Data lines =>
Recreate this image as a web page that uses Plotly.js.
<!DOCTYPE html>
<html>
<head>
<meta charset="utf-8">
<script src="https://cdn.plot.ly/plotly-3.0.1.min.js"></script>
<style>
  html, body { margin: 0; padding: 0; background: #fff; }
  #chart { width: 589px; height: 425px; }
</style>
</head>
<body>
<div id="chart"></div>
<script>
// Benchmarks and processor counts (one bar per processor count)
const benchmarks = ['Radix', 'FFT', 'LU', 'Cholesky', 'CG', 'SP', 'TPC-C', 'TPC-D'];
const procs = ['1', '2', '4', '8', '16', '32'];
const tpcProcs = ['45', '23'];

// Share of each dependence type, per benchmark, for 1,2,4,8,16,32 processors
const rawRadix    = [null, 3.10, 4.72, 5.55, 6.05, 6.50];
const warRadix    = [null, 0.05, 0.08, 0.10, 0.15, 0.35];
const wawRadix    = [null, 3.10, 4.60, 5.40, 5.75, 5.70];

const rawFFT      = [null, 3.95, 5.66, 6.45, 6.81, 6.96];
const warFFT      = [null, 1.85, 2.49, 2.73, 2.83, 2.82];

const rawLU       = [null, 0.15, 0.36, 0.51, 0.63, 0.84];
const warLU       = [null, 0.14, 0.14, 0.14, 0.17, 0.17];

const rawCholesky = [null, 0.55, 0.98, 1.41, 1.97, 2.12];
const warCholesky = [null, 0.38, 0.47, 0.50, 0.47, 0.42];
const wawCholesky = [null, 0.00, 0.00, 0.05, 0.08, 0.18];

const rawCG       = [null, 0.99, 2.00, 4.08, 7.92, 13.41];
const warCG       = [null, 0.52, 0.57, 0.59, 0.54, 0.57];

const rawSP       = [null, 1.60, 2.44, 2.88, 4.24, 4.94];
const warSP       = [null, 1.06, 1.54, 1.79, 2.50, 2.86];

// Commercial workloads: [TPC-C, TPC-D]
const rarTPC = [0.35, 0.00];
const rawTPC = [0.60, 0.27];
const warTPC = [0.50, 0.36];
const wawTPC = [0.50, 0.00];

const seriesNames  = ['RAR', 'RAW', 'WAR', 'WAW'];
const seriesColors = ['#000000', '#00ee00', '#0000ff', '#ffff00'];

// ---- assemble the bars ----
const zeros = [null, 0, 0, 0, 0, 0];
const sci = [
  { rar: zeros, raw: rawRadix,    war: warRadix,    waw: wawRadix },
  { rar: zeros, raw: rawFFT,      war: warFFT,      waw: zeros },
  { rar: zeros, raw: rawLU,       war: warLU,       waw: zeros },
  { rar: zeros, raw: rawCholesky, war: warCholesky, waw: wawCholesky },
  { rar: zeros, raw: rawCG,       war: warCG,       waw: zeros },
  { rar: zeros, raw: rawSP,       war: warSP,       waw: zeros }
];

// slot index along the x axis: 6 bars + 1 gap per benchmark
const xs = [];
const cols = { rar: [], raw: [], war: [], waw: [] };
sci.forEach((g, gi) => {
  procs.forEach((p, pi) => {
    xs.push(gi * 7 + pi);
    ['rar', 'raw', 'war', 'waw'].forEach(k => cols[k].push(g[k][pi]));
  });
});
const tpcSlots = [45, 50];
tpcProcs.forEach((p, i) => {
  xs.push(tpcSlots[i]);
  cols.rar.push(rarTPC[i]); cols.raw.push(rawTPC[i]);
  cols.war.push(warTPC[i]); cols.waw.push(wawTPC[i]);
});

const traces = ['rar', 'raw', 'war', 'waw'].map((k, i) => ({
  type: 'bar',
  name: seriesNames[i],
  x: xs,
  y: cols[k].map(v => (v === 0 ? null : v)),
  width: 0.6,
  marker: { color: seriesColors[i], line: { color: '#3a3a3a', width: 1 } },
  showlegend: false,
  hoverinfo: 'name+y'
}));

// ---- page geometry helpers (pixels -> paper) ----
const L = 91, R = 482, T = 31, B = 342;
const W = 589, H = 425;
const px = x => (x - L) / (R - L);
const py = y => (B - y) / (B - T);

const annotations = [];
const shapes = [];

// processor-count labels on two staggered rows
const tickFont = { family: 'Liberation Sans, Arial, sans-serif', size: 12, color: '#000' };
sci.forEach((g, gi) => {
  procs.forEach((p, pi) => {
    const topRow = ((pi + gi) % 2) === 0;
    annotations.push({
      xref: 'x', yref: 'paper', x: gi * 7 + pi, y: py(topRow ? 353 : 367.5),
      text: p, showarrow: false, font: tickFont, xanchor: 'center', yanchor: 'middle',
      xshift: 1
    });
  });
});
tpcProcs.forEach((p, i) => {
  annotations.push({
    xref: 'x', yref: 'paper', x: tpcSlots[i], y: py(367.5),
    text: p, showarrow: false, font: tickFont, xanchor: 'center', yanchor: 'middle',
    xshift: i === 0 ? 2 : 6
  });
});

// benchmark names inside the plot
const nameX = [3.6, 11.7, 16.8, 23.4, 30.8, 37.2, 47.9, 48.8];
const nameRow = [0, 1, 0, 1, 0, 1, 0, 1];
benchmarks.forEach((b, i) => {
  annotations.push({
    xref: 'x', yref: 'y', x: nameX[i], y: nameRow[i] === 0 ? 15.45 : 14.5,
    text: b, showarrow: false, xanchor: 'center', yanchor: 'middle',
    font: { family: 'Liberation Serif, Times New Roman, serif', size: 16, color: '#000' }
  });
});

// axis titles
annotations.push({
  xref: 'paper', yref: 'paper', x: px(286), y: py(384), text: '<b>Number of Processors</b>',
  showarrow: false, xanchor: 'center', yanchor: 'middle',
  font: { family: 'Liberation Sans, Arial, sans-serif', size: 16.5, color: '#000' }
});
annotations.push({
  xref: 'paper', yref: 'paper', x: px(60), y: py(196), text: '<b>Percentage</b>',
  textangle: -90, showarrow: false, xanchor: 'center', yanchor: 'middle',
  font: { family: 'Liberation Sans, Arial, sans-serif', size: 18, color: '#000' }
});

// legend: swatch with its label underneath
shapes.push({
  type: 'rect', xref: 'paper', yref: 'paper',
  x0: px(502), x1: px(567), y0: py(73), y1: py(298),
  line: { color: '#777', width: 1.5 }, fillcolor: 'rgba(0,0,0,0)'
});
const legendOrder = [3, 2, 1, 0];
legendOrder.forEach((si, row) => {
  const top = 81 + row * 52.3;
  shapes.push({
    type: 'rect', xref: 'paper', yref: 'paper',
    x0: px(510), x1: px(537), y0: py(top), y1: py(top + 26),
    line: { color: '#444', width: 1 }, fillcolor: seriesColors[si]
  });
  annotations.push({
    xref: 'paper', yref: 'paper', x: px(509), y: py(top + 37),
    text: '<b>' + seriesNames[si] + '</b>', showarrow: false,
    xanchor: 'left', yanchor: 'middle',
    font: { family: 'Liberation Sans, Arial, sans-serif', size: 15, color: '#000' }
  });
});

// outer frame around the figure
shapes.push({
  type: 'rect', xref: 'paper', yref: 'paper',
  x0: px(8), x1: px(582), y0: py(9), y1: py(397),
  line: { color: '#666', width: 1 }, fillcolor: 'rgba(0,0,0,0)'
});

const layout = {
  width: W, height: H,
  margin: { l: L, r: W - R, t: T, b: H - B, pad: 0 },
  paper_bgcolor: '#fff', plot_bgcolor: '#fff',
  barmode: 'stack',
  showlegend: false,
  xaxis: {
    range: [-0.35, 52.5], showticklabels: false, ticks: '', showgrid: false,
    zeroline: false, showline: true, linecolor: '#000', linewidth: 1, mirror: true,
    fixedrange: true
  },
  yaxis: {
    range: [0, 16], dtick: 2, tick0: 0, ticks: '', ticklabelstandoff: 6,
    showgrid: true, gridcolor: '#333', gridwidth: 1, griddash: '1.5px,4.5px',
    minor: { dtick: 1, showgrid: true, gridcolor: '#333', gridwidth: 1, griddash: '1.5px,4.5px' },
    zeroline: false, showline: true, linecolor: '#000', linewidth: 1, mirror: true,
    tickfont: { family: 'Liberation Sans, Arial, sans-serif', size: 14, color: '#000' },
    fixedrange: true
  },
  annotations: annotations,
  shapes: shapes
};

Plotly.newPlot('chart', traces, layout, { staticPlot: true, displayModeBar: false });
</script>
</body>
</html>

What is asked => From the first line above through the line that contains "0.59, 0.54, 0.57];", quote each line exactly. Output nothing more.

Complete answer =>
Recreate this image as a web page that uses Plotly.js.
<!DOCTYPE html>
<html>
<head>
<meta charset="utf-8">
<script src="https://cdn.plot.ly/plotly-3.0.1.min.js"></script>
<style>
  html, body { margin: 0; padding: 0; background: #fff; }
  #chart { width: 589px; height: 425px; }
</style>
</head>
<body>
<div id="chart"></div>
<script>
// Benchmarks and processor counts (one bar per processor count)
const benchmarks = ['Radix', 'FFT', 'LU', 'Cholesky', 'CG', 'SP', 'TPC-C', 'TPC-D'];
const procs = ['1', '2', '4', '8', '16', '32'];
const tpcProcs = ['45', '23'];

// Share of each dependence type, per benchmark, for 1,2,4,8,16,32 processors
const rawRadix    = [null, 3.10, 4.72, 5.55, 6.05, 6.50];
const warRadix    = [null, 0.05, 0.08, 0.10, 0.15, 0.35];
const wawRadix    = [null, 3.10, 4.60, 5.40, 5.75, 5.70];

const rawFFT      = [null, 3.95, 5.66, 6.45, 6.81, 6.96];
const warFFT      = [null, 1.85, 2.49, 2.73, 2.83, 2.82];

const rawLU       = [null, 0.15, 0.36, 0.51, 0.63, 0.84];
const warLU       = [null, 0.14, 0.14, 0.14, 0.17, 0.17];

const rawCholesky = [null, 0.55, 0.98, 1.41, 1.97, 2.12];
const warCholesky = [null, 0.38, 0.47, 0.50, 0.47, 0.42];
const wawCholesky = [null, 0.00, 0.00, 0.05, 0.08, 0.18];

const rawCG       = [null, 0.99, 2.00, 4.08, 7.92, 13.41];
const warCG       = [null, 0.52, 0.57, 0.59, 0.54, 0.57];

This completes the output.